> **WHAT THIS TASK INVOLVES**: Copy, exactly as written, the lines that begin at the one containing "Rebuild this chart" and end at the one containing "ctx.save();". Skip any pictures in the data below.

> **RECORD LIST**:
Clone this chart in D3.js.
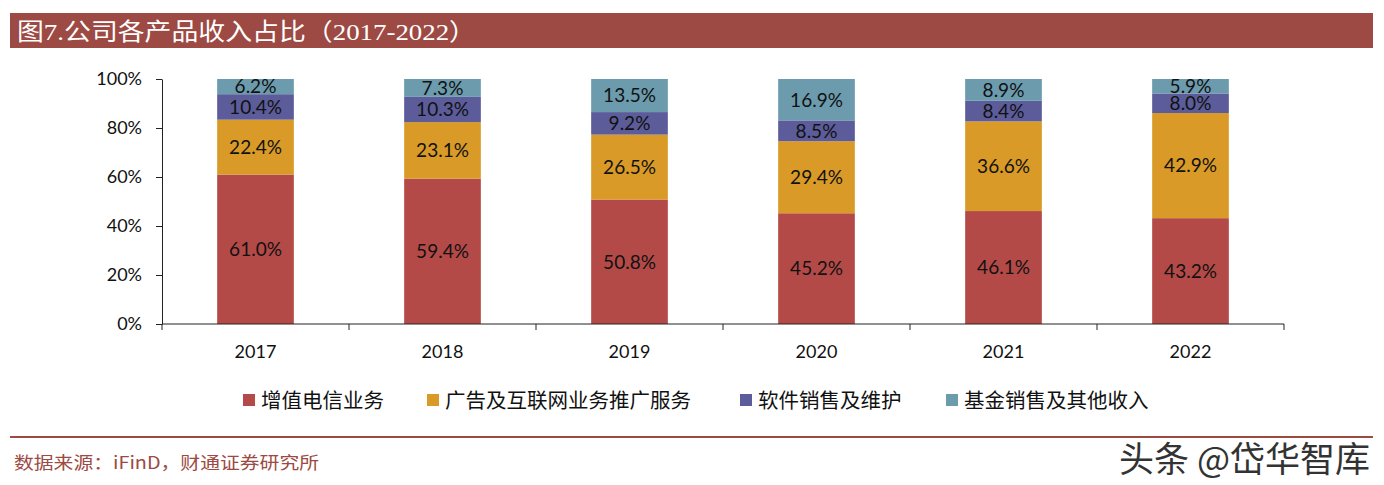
---
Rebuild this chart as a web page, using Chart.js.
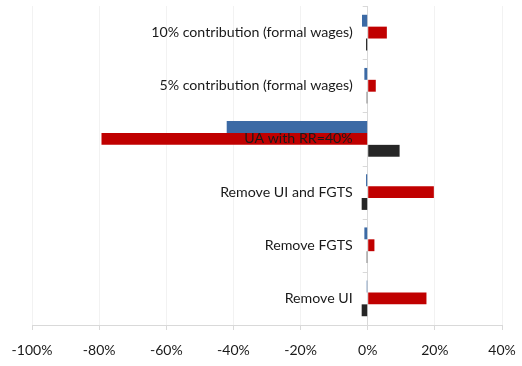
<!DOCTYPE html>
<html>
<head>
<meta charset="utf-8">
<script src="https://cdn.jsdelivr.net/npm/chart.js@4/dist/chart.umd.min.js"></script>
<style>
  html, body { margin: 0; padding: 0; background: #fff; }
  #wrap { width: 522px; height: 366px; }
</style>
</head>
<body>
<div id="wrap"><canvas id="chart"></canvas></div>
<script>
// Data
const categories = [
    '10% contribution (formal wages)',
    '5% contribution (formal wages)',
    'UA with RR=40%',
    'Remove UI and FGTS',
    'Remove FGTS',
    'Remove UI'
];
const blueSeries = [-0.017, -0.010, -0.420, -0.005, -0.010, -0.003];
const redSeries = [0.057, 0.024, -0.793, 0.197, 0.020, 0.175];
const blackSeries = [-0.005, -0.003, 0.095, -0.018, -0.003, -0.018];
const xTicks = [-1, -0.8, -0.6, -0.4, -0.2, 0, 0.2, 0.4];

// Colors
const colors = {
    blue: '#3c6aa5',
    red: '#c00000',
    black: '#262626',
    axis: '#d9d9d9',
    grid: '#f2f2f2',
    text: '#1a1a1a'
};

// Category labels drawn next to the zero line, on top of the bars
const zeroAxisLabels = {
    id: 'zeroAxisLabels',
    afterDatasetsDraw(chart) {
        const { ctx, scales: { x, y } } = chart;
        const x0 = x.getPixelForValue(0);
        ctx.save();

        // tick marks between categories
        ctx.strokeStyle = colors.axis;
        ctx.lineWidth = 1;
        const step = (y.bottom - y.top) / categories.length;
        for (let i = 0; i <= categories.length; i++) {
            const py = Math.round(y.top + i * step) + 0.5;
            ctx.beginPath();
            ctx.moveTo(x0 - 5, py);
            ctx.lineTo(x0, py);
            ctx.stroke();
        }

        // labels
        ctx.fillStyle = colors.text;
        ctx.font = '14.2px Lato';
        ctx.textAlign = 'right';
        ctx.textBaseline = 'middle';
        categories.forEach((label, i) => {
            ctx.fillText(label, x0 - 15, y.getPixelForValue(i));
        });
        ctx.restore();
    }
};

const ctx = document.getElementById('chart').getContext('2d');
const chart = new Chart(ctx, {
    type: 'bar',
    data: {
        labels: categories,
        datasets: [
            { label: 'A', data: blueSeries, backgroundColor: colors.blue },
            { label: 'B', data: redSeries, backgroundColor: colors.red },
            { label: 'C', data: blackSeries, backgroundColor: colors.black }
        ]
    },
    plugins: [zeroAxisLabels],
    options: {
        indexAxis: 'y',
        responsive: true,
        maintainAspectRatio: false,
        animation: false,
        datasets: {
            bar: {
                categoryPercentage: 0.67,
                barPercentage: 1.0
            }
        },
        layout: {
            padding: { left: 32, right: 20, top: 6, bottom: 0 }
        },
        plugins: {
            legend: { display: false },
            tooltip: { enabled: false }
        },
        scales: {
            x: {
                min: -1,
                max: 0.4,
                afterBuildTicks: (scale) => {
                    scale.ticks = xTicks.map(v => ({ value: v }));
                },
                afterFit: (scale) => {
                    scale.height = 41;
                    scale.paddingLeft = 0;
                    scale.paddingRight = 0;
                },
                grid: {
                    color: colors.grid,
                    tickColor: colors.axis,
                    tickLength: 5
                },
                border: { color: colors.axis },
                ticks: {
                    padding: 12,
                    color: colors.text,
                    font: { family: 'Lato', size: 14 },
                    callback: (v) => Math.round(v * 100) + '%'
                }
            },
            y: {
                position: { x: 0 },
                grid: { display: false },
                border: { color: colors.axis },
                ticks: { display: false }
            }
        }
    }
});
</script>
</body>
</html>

> **RESULT OF THIS EXERCISE**:
Rebuild this chart as a web page, using Chart.js.
<!DOCTYPE html>
<html>
<head>
<meta charset="utf-8">
<script src="https://cdn.jsdelivr.net/npm/chart.js@4/dist/chart.umd.min.js"></script>
<style>
  html, body { margin: 0; padding: 0; background: #fff; }
  #wrap { width: 522px; height: 366px; }
</style>
</head>
<body>
<div id="wrap"><canvas id="chart"></canvas></div>
<script>
// Data
const categories = [
    '10% contribution (formal wages)',
    '5% contribution (formal wages)',
    'UA with RR=40%',
    'Remove UI and FGTS',
    'Remove FGTS',
    'Remove UI'
];
const blueSeries = [-0.017, -0.010, -0.420, -0.005, -0.010, -0.003];
const redSeries = [0.057, 0.024, -0.793, 0.197, 0.020, 0.175];
const blackSeries = [-0.005, -0.003, 0.095, -0.018, -0.003, -0.018];
const xTicks = [-1, -0.8, -0.6, -0.4, -0.2, 0, 0.2, 0.4];

// Colors
const colors = {
    blue: '#3c6aa5',
    red: '#c00000',
    black: '#262626',
    axis: '#d9d9d9',
    grid: '#f2f2f2',
    text: '#1a1a1a'
};

// Category labels drawn next to the zero line, on top of the bars
const zeroAxisLabels = {
    id: 'zeroAxisLabels',
    afterDatasetsDraw(chart) {
        const { ctx, scales: { x, y } } = chart;
        const x0 = x.getPixelForValue(0);
        ctx.save();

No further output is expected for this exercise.